* start *
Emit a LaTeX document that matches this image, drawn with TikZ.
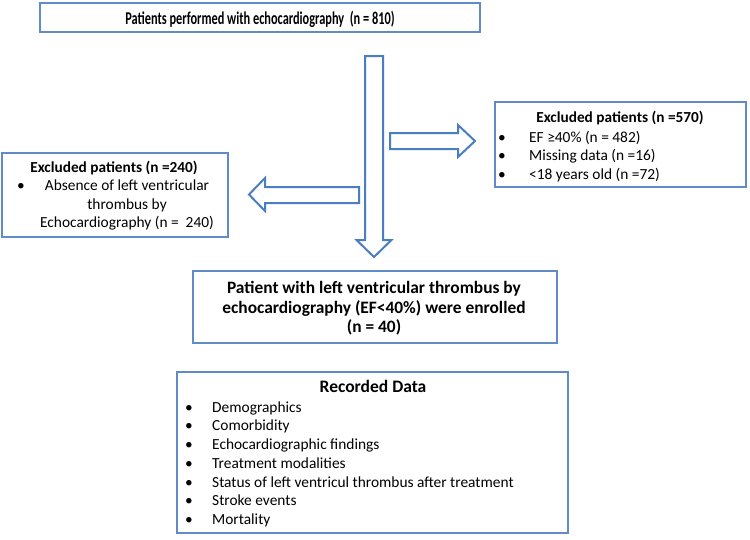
\documentclass[tikz,border=0pt]{standalone}
\usepackage{fontspec}
\setmainfont{Carlito}
\begin{document}
\begin{tikzpicture}[x=1pt,y=-1pt,
  boxline/.style={draw={rgb,255:red,96;green,138;blue,200}, line width=1.1pt, inner sep=0pt},
  blockarrow/.style={draw={rgb,255:red,74;green,126;blue,193}, line width=2pt, line join=miter, fill=white},
  body/.style={font=\fontsize{15.4}{18}\selectfont, inner sep=0pt, anchor=base},
  bodyl/.style={body, anchor=base west},
  btitle/.style={font=\fontsize{15.3}{18}\selectfont\bfseries, inner sep=0pt, anchor=base},
  bul/.style={body, anchor=base},
  midtext/.style={font=\fontsize{17.4}{20}\selectfont\bfseries, inner sep=0pt, anchor=base}
]
\useasboundingbox (0,0) rectangle (750,539);
\fill[white] (0,0) rectangle (750,539);

% boxes
\node[boxline, minimum width=440pt, minimum height=29pt] (topbox) at (260,17.5) {};
\node[boxline, minimum width=251pt, minimum height=85pt] (rbox) at (620.5,144.5) {};
\node[boxline, minimum width=226pt, minimum height=84pt] (lbox) at (115,195) {};
\node[boxline, minimum width=364pt, minimum height=72pt] (mbox) at (375,307) {};
\node[boxline, minimum width=391pt, minimum height=161pt] (rec) at (372.5,452.5) {};

% top title (horizontally condensed, as in the reference)
\node[font=\fontsize{18}{21}\selectfont\bfseries, inner sep=0pt, anchor=base, xscale=0.685] (t1) at (260,24) {Patients performed with echocardiography\ \ (n = 810)};

% right box
\node[btitle] (r0) at (620,122) {Excluded patients (n =570)};
\node[bul] (rb1) at (502,142) {•};
\node[bodyl] (r1) at (529,142) {EF ≥40\% (n = 482)};
\node[bul] (rb2) at (502,160.5) {•};
\node[bodyl] (r2) at (529,160.5) {Missing data (n =16)};
\node[bul] (rb3) at (502,179) {•};
\node[bodyl] (r3) at (529,179) {<18 years old (n =72)};

% left box
\node[btitle] (l0) at (114,172) {Excluded patients (n =240)};
\node[bul] (lb1) at (21,190.5) {•};
\node[body] (l1) at (127,190.5) {Absence of left ventricular};
\node[body] (l2) at (127,209) {thrombus by};
\node[body] (l3) at (127,227.5) {Echocardiography\ (n =\ \ 240)};

% middle box
\node[midtext] (m1) at (374,293.7) {Patient with left ventricular thrombus by};
\node[midtext] (m2) at (374,313.2) {echocardiography (EF<40\%) were enrolled};
\node[midtext] (m3) at (374,332.7) {(n = 40)};

% recorded data
\node[font=\fontsize{17.5}{20}\selectfont\bfseries, inner sep=0pt, anchor=base] (rd0) at (373,392.7) {Recorded Data};
\foreach \t [count=\i] in {Demographics,Comorbidity,Echocardiographic findings,Treatment modalities,Status of left ventricul thrombus after treatment,Stroke events,Mortality}{
  \node[bul] (rdb\i) at (189,{393.5+18.7*\i}) {•};
  \node[bodyl] (rd\i) at (212,{393.5+18.7*\i}) {\t};
}

% block arrows
\draw[blockarrow] (365,56) -- (383,56) -- (383,240) -- (391.5,240) -- (374,257) -- (356.5,240) -- (365,240) -- cycle;
\draw[blockarrow] (390,133) -- (458,133) -- (458,125) -- (475,141) -- (458,157) -- (458,149) -- (390,149) -- cycle;
\draw[blockarrow] (359,187) -- (265,187) -- (265,178) -- (249,194.5) -- (265,211) -- (265,203) -- (359,203) -- cycle;
\end{tikzpicture}
\end{document}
* end *
» **What is expected**
Working from the listing above, pick out every line that has "with" and copy it.

» **Result of the task**
Emit a LaTeX document that matches this image, drawn with TikZ.
\node[font=\fontsize{18}{21}\selectfont\bfseries, inner sep=0pt, anchor=base, xscale=0.685] (t1) at (260,24) {Patients performed with echocardiography\ \ (n = 810)};
\node[midtext] (m1) at (374,293.7) {Patient with left ventricular thrombus by};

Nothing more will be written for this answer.